While most businesses know they should be making use of big data technologies in some way, it’s often difficult to know how you should get started. After all, there are a lot of decisions to be made about which stack to use, what hardware configurations to use, and how to monitor and service a large-scale big data setup. Often times, companies will take on the challenge of setting up Hadoop or Spark themselves, only to realize later on that their setup is brittle and difficult to monitor and maintain.
The Evolving Story
One key development in big data technology over the past few years has been improvements in containerization and virtualization technology. In the past few years as analytics software has matured, DevOps technology has been undergoing a revolution as well. The end result is that it’s now both easy and efficient for you to get a managed big data solution based on state-of-the art containerization tools such as Docker and Kubernetes.
The latest wave in big data and analytics is Big Data as a Service (BDaaS) – big data analytics managed as a service. While most people tend to think about managing their own big data analytics engine, there are a few reasons to prefer using a third-party Docker-based service. Using Docker, you’re assured of getting a properly configured container that scales to whatever sizes you need. And by outsourcing the management of your cluster to experts, you can focus on the core expertise of your company.
The Latest Technologies
With Docker, you get a standardized, repeatable build process wrapped up in its own runtime, a container. Analytics technologies are notorious for requiring a lot of tweaking for performance: many development weeks have been wasted managing kernel settings, and tuning config parameters in a Spark cluster trying to get things to work. With a pre-built Docker file, you’re guaranteed to get a container that works right out of the gate, configured by data architects and data scientists who now how to get the most out of the technology you choose.
Big data analytics also require the ability to scale up to whatever size your data requires.

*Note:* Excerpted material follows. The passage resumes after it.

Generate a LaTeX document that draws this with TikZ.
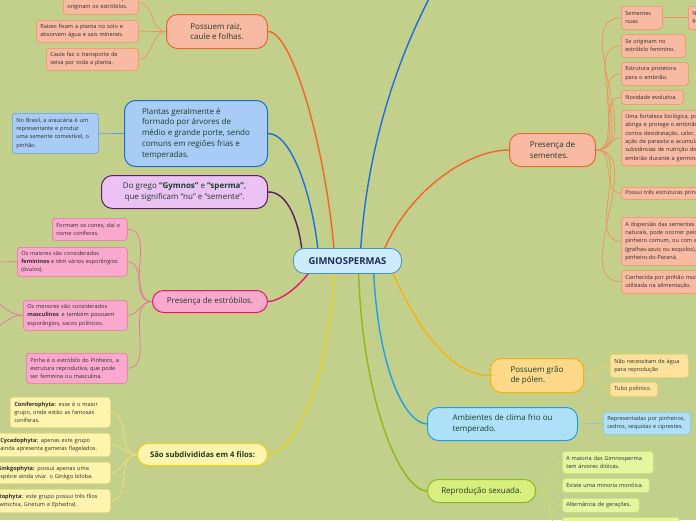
\documentclass[tikz,border=0pt]{standalone}
\usepackage{fontspec}
\setmainfont{Open Sans}
\usetikzlibrary{backgrounds}
\newcommand\mb[1]{\mbox{#1}}
\definecolor{bg}{HTML}{C3D08B}
\definecolor{mtxt}{HTML}{173F27}
\definecolor{ktxt}{HTML}{2E2E2E}
\definecolor{gtxt}{HTML}{1B2D5A}
\definecolor{orng}{HTML}{F2652F}
\definecolor{salF}{HTML}{F9BAA3}
\definecolor{salK}{HTML}{F0905E}
\definecolor{blueL}{HTML}{1C6FD8}
\definecolor{blueF}{HTML}{A8CCF6}
\definecolor{blueK}{HTML}{5C9EE6}
\definecolor{purp}{HTML}{5E1A66}
\definecolor{lavF}{HTML}{EBC2F3}
\definecolor{pinkL}{HTML}{E5186E}
\definecolor{pinkF}{HTML}{FBA8CF}
\definecolor{pinkK}{HTML}{EC6FA3}
\definecolor{yelL}{HTML}{E8D21A}
\definecolor{yelF}{HTML}{FFF4AE}
\definecolor{yelK}{HTML}{F0E07E}
\definecolor{gold}{HTML}{F6B10D}
\definecolor{goldF}{HTML}{FFD98A}
\definecolor{goldK}{HTML}{F5CF6A}
\definecolor{goldKF}{HTML}{FFE29C}
\definecolor{lbL}{HTML}{1DA0E6}
\definecolor{lbF}{HTML}{AEE1F8}
\definecolor{lbK}{HTML}{7EC8EE}
\definecolor{grnL}{HTML}{8DB81A}
\definecolor{grnF}{HTML}{D8EF7E}
\definecolor{grnKF}{HTML}{E4F6A0}
\definecolor{grnK}{HTML}{C5E070}
\definecolor{cenF}{HTML}{CCEBFB}
\definecolor{cenD}{HTML}{4A8CC4}
\begin{document}
\begin{tikzpicture}[x=1pt,y=-1pt,
  main/.style={draw, line width=1pt, rounded corners=11pt, align=left, inner sep=0pt, anchor=north west, text=mtxt, font=\fontsize{8}{10.7}\selectfont},
  kid/.style={draw, line width=0.6pt, rounded corners=3pt, align=left, inner xsep=4pt, inner ysep=0pt, anchor=north west, text=ktxt, font=\fontsize{5.6}{8.3}\selectfont},
  br/.style={line width=1.4pt},
  tw/.style={line width=0.7pt},
  salkid/.style={kid, fill=salF, draw=salK},
  pinkkid/.style={kid, fill=pinkF, draw=pinkK},
  yelkid/.style={kid, fill=yelF, draw=yelK},
  goldkid/.style={kid, fill=goldKF, draw=goldK},
  lbkid/.style={kid, fill=lbF, draw=lbK},
  bluekid/.style={kid, fill=blueF, draw=blueK},
  grnkid/.style={kid, fill=grnKF, draw=grnK},
]
\useasboundingbox (0,0) rectangle (696,520);
\begin{scope}[on background layer]
\fill[bg] (0,0) rectangle (696,520);
\end{scope}

% center
\node[draw=cenD, fill=cenF, line width=0.8pt, rounded corners=11pt, anchor=north west, minimum width=108pt, minimum height=25pt, inner sep=0pt, text=gtxt, font=\fontsize{9.5}{11}\selectfont\bfseries] (G) at (293,248) {GIMNOSPERMAS};

% main topics
\node[main, fill=salF, draw=orng, minimum width=101pt, minimum height=34pt] (R) at (166,14) {Possuem raiz,\\caule e folhas.};
\node[main, fill=blueF, draw=blueL, minimum width=143pt, minimum height=66pt] (P) at (124,100) {Plantas geralmente é\\formado por árvores de\\médio e grande porte, sendo\\comuns em regiões frias e\\temperadas.};
\node[main, fill=lavF, draw=purp, align=center, minimum width=166pt, minimum height=33pt] (D) at (101,175) {Do grego \textbf{“Gymnos”} e \textbf{“sperma”},\\que significam “nu” e “semente”.};
\node[main, fill=pinkF, draw=pinkL, minimum width=115pt, minimum height=22pt] (E) at (152,290) {Presença de estróbilos.};
\node[main, fill=yelF, draw=yelL, minimum width=130pt, minimum height=22pt, font=\fontsize{7.7}{10.7}\selectfont\bfseries] (F) at (137,443) {São subdivididas em 4 filos:};
\node[main, fill=salF, draw=orng, minimum width=86pt, minimum height=33pt] (S) at (509,133) {Presença de\\sementes.};
\node[main, fill=goldF, draw=gold, minimum width=93pt, minimum height=34pt] (Po) at (490,358) {Possuem grão\\de pólen.};
\node[main, fill=lbF, draw=lbL, minimum width=150pt, minimum height=33pt] (A) at (427,407) {Ambientes de clima frio ou\\temperado.};
\node[main, fill=grnF, draw=grnL, minimum width=108pt, minimum height=23pt] (Rs) at (427,479) {Reprodução sexuada.};

% children of R
\node[salkid, text width=67pt, minimum height=23pt] (r0) at (63,-9) {\mb{Folhas modificadas que}\\\mb{originam os estróbilos.}};
\node[salkid, text width=94pt, minimum height=22pt] (r1) at (36,20) {\mb{Raízes fixam a planta no solo e}\\\mb{absorvem água e sais minerais.}};
\node[salkid, text width=84pt, minimum height=22pt] (r2) at (46,48) {\mb{Caule faz o transporte de}\\\mb{seiva por toda a planta.}};

% child of P
\node[bluekid, text width=78pt, minimum height=40pt] (p1) at (12,113) {\mb{No Brasil, a araucária é um}\\\mb{representante e produz}\\\mb{uma semente comestível, o}\\\mb{pinhão.}};

% children of E
\node[pinkkid, text width=67pt, minimum height=22pt] (e1) at (52,218) {\mb{Formam os cones, daí o}\\\mb{nome coníferas.}};
\node[pinkkid, text width=102pt, minimum height=29pt] (e2) at (17,247) {\mb{Os maiores são considerados}\\\mb{\textbf{femininos} e têm vários esporângios}\\\mb{(óvulos).}};
\node[pinkkid, text width=96pt, minimum height=30pt] (e3) at (23,300) {\mb{Os menores são considerados}\\\mb{\textbf{masculinos}\, e também possuem}\\\mb{esporângios, sacos polínicos.}};
\node[pinkkid, text width=93pt, minimum height=30pt] (e4) at (26,353) {\mb{Pinha é o estróbilo do Pinheiro, a}\\\mb{estrutura reprodutiva, que pode}\\\mb{ser feminina ou masculina.}};
\coordinate (x1) at (-20,262);
\coordinate (x2) at (-20,296);
\coordinate (x3) at (-20,333);

% children of F
\node[yelkid, text width=92pt, minimum height=30pt] (f1) at (10,397) {\mb{\textbf{Coniferophyta:} esse é o maior}\\\mb{grupo, onde estão as famosas}\\\mb{coníferas.}};
\node[yelkid, text width=106pt, minimum height=23pt] (f2) at (-4,433) {\mb{\textbf{Cycadophyta:} apenas este grupo}\\\mb{ainda apresenta gametas flagelados.}};
\node[yelkid, text width=109pt, minimum height=21pt] (f3) at (-7,462) {\mb{\textbf{Ginkgophyta:} possui apenas uma}\\\mb{espécie ainda viva: o Ginkgo biloba.}};
\node[yelkid, text width=118pt, minimum height=23pt] (f4) at (-16,489) {\mb{\textbf{Gnetophyta:} este grupo possui três filos}\\\mb{(Welwitschia, Gnetum e Ephedra).}};

% children of S
\node[salkid, text width=33pt, minimum height=23pt] (s1) at (621,6) {\mb{Sementes}\\\mb{nuas}};
\node[salkid, text width=52pt, minimum height=23pt] (s1b) at (688,6) {\mb{Não possuem}\\\mb{frutos.}};
\node[salkid, text width=56pt, minimum height=23pt] (s2) at (621,34) {\mb{Se originam no}\\\mb{estróbilo feminino.}};
\node[salkid, text width=59pt, minimum height=23pt] (s3) at (621,62) {\mb{Estrutura protetora}\\\mb{para o embrião.}};
\node[salkid, text width=54pt, minimum height=14pt] (s4) at (621,90) {\mb{Novidade evolutiva.}};
\node[salkid, text width=102pt, minimum height=55pt] (s5) at (621,110) {\mb{Uma fortaleza biológica, pois}\\\mb{abriga e protege o embrião}\\\mb{contra desidratação, calor,}\\\mb{ação de parasita e acumula}\\\mb{substâncias de nutrição do}\\\mb{embrião durante a germinação.}};
\node[salkid, text width=112pt, minimum height=12pt] (s6) at (621,187) {\mb{Possui três estruturas principais.}};
\node[salkid, text width=122pt, minimum height=48pt] (s7) at (621,217) {\mb{A dispersão das sementes ocorre por meios}\\\mb{naturais, pode ocorrer pelo vento, como no}\\\mb{pinheiro comum, ou com ajuda de animais}\\\mb{(gralhas-azuis ou esquilos), como no}\\\mb{pinheiro-do-Paraná.}};
\node[salkid, text width=102pt, minimum height=23pt] (s8) at (621,270) {\mb{Conhecida por pinhão muito}\\\mb{utilizada na alimentação.}};

% children of Po
\node[goldkid, text width=70pt, minimum height=23pt] (o1) at (610,354) {\mb{Não necessitam de água}\\\mb{para reprodução}};
\node[goldkid, text width=39pt, minimum height=14pt] (o2) at (610,382) {\mb{Tubo polínico.}};

% child of A
\node[lbkid, text width=79pt, minimum height=22pt] (a1) at (603,412) {\mb{Representadas por pinheiros,}\\\mb{cedros, sequoias e ciprestes.}};

% children of Rs
\node[grnkid, text width=83pt, minimum height=22pt] (g1) at (562,451) {\mb{A maioria das Gimnosperma}\\\mb{tem árvores dióicas.}};
\node[grnkid, text width=79pt, minimum height=14pt] (g2) at (562,478) {\mb{Existe uma minoria monóica.}};
\node[grnkid, text width=69pt, minimum height=14pt] (g3) at (562,498) {\mb{Alternância de gerações.}};
\node[grnkid, text width=109pt, minimum height=20pt] (g4) at (562,517) {};

\coordinate (T) at (445,-30);

\begin{scope}[on background layer]
% main branches
\draw[br, orng] ([xshift=-13pt,yshift=-6pt]G.north) .. controls (326,148) and (292,31) .. (R.east);
\draw[br, blueL] ([xshift=-29pt,yshift=-6pt]G.north) .. controls (313,198) and (292,133) .. (P.east);
\draw[br, purp] ([xshift=-45pt,yshift=-8pt]G.north) .. controls (300,222) and (287,191) .. (D.east);
\draw[br, blueL] ([xshift=13pt,yshift=-6pt]G.north) .. controls (368,120) and (415,20) .. (T);
\draw[br, orng] ([xshift=35pt,yshift=-6pt]G.north) .. controls (405,195) and (465,150) .. (S.west);
\draw[br, pinkL] ([xshift=-35pt,yshift=6pt]G.south) .. controls (302,284) and (282,301) .. (E.east);
\draw[br, yelL] ([xshift=-13pt,yshift=6pt]G.south) .. controls (328,400) and (288,454) .. (F.east);
\draw[br, grnL] ([xshift=11pt,yshift=6pt]G.south) .. controls (362,400) and (400,490) .. (Rs.west);
\draw[br, lbL] ([xshift=26pt,yshift=6pt]G.south) .. controls (378,370) and (405,423) .. (A.west);
\draw[br, gold] ([xshift=43pt,yshift=6pt]G.south) .. controls (405,300) and (440,375) .. (Po.west);

% sub branches
\foreach \c in {r0,r1,r2} \draw[tw, salK] (R.west) to[out=180,in=0] (\c.east);
\draw[tw, blueK] (P.west) -- (p1.east);
\foreach \c in {e1,e2,e3,e4} \draw[tw, pinkK] (E.west) to[out=180,in=0] (\c.east);
\draw[tw, pinkK] (e2.west) -- (x1);
\draw[tw, pinkK] (e3.west) to[out=180,in=0] (x2);
\draw[tw, pinkK] (e3.west) to[out=180,in=0] (x3);
\foreach \c in {f1,f2,f3,f4} \draw[tw, yelK] (F.west) to[out=180,in=0] (\c.east);
\foreach \c in {s1,s2,s3,s4,s5,s6,s7,s8} \draw[tw, salK] (S.east) to[out=0,in=180] (\c.west);
\draw[tw, salK] (s1.east) -- (s1b.west);
\foreach \c in {o1,o2} \draw[tw, goldK] (Po.east) to[out=0,in=180] (\c.west);
\draw[tw, lbK] (A.east) -- (a1.west);
\foreach \c in {g1,g2,g3,g4} \draw[tw, grnK] (Rs.east) to[out=0,in=180] (\c.west);
\end{scope}
\end{tikzpicture}
\end{document}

With Docker, you’re able to take a single pre-configured container and launch as many instances of it as your cluster requires. Because Docker ensures that each container is identically configured and networked, you’re able to scale your analytics cluster to match your organization’s needs.
Docker allows you to build a scalable architecture out of container building blocks, but it takes cutting-edge tools to manage large groups of containers. Google built the open-source project Kubernetes to manage its billions of containers using the latest developments in DevOps. Kubernetes is a container orchestration tool that allows you to declaratively describe how your architecture should look. From there, Kubernetes handles the heavy lifting of managing the lifecycle of individual containers. From the user perspective, you simply say you’d like a 100-instance Hadoop cluster. Kubernetes takes care of the rest.
Used in combination with Docker, Kubernetes is designed to handle enterprise-level analytics concerns for the world’s largest data sets. With Docker and Kubernetes as the basis of your analytics stack, you can use any analytics engine, such as Hadoop or Spark, and be sure you’re getting the most out of these technologies.
The Reliable Provider
CloudPlex is a DevOps-as-a-service company that manages launching, orchestrating, and monitoring everything from applications to analytics engines. CloudPlex was designed with modern Docker-based applications in mind, and allows you to select from several pre-built containers crafted by data architects and data scientists who understand Big Data. Right off the bat you can choose from several pre-built containers, such as Hadoop, Spark, Kafka, Cassandra, etc., and different distributions, such as Apache, Cloudera, or Hortonworks.
CloudPlex uses policy-based auto-scaling, and uses Kubernetes under the hood for orchestration, so you can be confident your app will scale gracefully from ten containers to ten thousand, empowering you to accelerate your growth. CloudPlex also offers high availability options, where the platform detects the failure and replaces the failed instances with new instances, minimizing the impact on your business apps.